Investment Trends research director Recep Peker says since the global financial crisis (GFC) and FoFA, most advisers’ use of technology has been focused on efficiency.
The GFC and FoFA put pressure on fees and Peker says platform providers, in particular, responded and improved functionality. It worked. Adviser satisfaction with platforms bottomed in 2009, but rebounded in 2014.
Walsh says driving more efficient outcomes for advisers has been a focus of IRESS’s XPLAN in recent years. He says XPLAN delivered many functionality enhancements to asset advisers after the launch of FoFA with best-interest duty and automation of annual fee disclosure statements.
IRESS also expanded the number of investment and insurance products that can take straight through processing from XPLAN. It kept pace with the increased use of managed accounts, established interfaces with other technology such as MoneySoft’s cashflow and budgeting tool, and introduced digital signatures.

A turning point

But Peker says efficiency has now become commoditised. “Efficiency and cost-efficiency are now just tickets to play,” he argues.
Peker says the industry is at a critical turning point, where the focus of technology is shifting from efficiencies to driving better outcomes for
clients and meeting their evolving business needs.
“The current post-FoFA challenge is for technology to help advisers demonstrate value to clients,”
he explains.
Clients have changing expectations. Millennials now have expectations that when they see an adviser the experience will be technology-centred. Clients also want to see clearly that the adviser is helping them progress towards their goals.
“Every client engagement should be centred around their goals,” Peker says. “It’s really important for technology to enable that.”
Increasingly, clients also want their financial data in one place. “It’s about having an ecosystem where the planner can live out of a central hub and administer the entire client financial position, and where the client can also access and see everything.”
“[Technology] allows us to wow clients,” Poole says. “The real drive these days is how can we make the client experience better and at the same time maybe we can get some efficiencies as well. Those things usually go hand in hand.”

Megatrends

Walsh says complicating this picture is the emergence of big trends such as digital advice, data and mobile.
When it comes to digital advice, he says a hybrid model will dominate, though in the latter half of the next decade, the use of bots to provide basic advice will accelerate. “We don’t see a world where we have only digital advice,” he says. “It will be a combination.”
He notes that, internationally, nearly all robo-advice services are adding advisers, because financial advice is different to buying a consumable on Amazon.

A major opportunity

But Peker says there is also a huge opportunity that will drive technology. The number of people who are in the market seeking a financial planner has doubled since 2013. About 3 million Australians say they want to find a financial planner in the next two years. That’s up from just 1.3 million in 2013.
“Planners don’t have the capacity to get to all of those clients,” Peker says, noting that advisers added only 350,000 new clients in the last year – just one 10th of demand. “There is a huge advice gap in Australia that technology and regulation have to solve,” he says.
Walsh agrees that scaled advice will be an ongoing focus for the next few years.
He says platform providers are adapting to this changing environment. IRESS recently launched XPLAN Prime, which allows advisers to deliver objectives-based scalable advice to meet a range of client needs and save time by leveraging the advice capabilities of the XPLAN platform.
XPLAN Prime also produces and documents advice in real-time with the client, or at a later time. It supports face-to-face, telephone
and digital engagement, provides real-time multi-goal optimisation with clear explanations of the likelihood of addressing client goals,
and it accesses the functionality of the XPLAN platform in a single-user interface with no double entry of data, consistent advice documents
and compliance rules, and a single client CRM record.

No distractions

But Walsh reiterates that the rapid changes set to take place in the next 10 years can be a distraction for advisers. He says a big mistake is to view technology as a tool, rather than fully embracing it and embedding it in the practice.
“It’s too easy to look at other things and other options,” he says. “The grass is always greener and the groovy, snazzy tool always looks great.”
He says advisers must have a clear business strategy if they are to adapt successfully.

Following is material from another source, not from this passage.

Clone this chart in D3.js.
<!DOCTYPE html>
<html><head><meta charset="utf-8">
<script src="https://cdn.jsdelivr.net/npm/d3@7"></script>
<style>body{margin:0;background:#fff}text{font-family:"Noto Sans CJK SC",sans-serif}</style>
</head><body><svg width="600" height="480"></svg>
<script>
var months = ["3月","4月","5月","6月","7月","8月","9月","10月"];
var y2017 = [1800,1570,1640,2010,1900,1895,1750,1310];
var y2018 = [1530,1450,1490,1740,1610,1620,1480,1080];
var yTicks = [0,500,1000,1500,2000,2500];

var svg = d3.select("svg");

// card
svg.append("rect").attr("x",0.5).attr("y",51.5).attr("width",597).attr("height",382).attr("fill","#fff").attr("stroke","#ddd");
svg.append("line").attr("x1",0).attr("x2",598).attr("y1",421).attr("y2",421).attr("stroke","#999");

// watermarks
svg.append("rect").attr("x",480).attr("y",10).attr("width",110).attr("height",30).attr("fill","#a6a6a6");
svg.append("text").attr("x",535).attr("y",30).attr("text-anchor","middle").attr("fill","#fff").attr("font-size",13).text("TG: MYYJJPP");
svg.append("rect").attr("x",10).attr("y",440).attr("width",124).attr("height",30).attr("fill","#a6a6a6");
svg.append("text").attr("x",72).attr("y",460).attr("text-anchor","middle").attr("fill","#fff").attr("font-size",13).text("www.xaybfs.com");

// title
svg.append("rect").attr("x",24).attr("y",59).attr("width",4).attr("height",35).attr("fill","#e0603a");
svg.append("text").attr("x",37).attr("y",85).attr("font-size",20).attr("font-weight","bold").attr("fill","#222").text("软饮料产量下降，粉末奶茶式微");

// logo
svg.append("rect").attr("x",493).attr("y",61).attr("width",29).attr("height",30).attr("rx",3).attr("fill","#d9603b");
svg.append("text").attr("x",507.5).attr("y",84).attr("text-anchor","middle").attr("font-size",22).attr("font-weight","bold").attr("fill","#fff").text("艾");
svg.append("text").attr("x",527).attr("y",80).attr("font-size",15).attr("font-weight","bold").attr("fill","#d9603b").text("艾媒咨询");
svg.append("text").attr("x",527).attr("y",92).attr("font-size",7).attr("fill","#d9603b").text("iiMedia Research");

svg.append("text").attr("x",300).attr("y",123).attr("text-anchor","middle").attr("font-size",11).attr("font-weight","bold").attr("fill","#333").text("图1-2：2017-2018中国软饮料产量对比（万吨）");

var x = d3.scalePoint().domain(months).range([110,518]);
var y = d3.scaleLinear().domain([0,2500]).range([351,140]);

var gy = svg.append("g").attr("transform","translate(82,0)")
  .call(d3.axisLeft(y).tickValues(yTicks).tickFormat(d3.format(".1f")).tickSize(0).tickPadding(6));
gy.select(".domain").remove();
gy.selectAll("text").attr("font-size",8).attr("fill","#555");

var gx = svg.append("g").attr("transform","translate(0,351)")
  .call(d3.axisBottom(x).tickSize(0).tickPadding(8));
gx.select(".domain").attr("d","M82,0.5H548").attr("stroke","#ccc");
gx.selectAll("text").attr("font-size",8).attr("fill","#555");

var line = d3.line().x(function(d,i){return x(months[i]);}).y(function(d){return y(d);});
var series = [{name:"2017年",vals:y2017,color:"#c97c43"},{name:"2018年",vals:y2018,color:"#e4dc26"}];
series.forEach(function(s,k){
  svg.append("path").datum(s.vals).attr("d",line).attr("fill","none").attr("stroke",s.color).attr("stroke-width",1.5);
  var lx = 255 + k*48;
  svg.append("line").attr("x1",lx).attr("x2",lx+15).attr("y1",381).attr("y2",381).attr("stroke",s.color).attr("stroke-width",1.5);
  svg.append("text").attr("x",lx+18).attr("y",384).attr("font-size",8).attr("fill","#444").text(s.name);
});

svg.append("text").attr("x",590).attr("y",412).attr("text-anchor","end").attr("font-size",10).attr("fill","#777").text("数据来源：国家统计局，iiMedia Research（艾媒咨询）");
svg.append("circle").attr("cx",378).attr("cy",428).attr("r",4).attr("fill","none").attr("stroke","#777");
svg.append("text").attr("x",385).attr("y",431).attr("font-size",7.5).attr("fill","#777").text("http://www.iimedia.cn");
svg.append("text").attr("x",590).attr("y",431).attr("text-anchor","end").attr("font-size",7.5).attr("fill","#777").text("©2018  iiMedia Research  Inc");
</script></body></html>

“Every business needs to have a strategy and a business plan,” he adds. “A business needs to know where [it’s] going. That is a business principle, not a technology. The strategy includes the kinds of clients you’re chasing and how you’re going to grow. It’s important to establish those before you work out what your tool suite is going to be.”
Peker says technology can “be something your client or target market expects, and it can be your differentiation and the thing
that helps you grow your business”.
He agrees that the main thing advisers need to do is “remember who your client is. If you have a business focused predominantly
on pre-retirees and retirees, perhaps technology isn’t important. If you’re a Millennial planner, then your clients’ expectations are very tech driven.”

The right tools to empower clients

Walsh says that, like advisers, platform and technology providers must keep adapting and evolving in the next decade.
He says IRESS is focused on delivering technology that allows advisers to execute their business model successfully and deliver superior outcomes for their target clients. “Our approach to continued development and innovation of the XPLAN platform is one of collaboration and co-design with advisers and their clients,” Walsh says.
IRESS will release a next-generation online advice offering in 2018 to enable financial advisers to engage further with clients. The digital advice offering will allow practices to offer their clients access to several aspects of the process online, including viewing key documents, investing digitally and managing cash flow.
“Advisers are increasingly telling us that their clients are seeking easier, greater interaction and transparency within the advice process,” Walsh says. “Our new offering will build on existing online client functionality to meet evolving needs and allow advice businesses to determine the level of self-service by their clients.
We want to help advisers put the right tools in their clients’ hands to help achieve this.”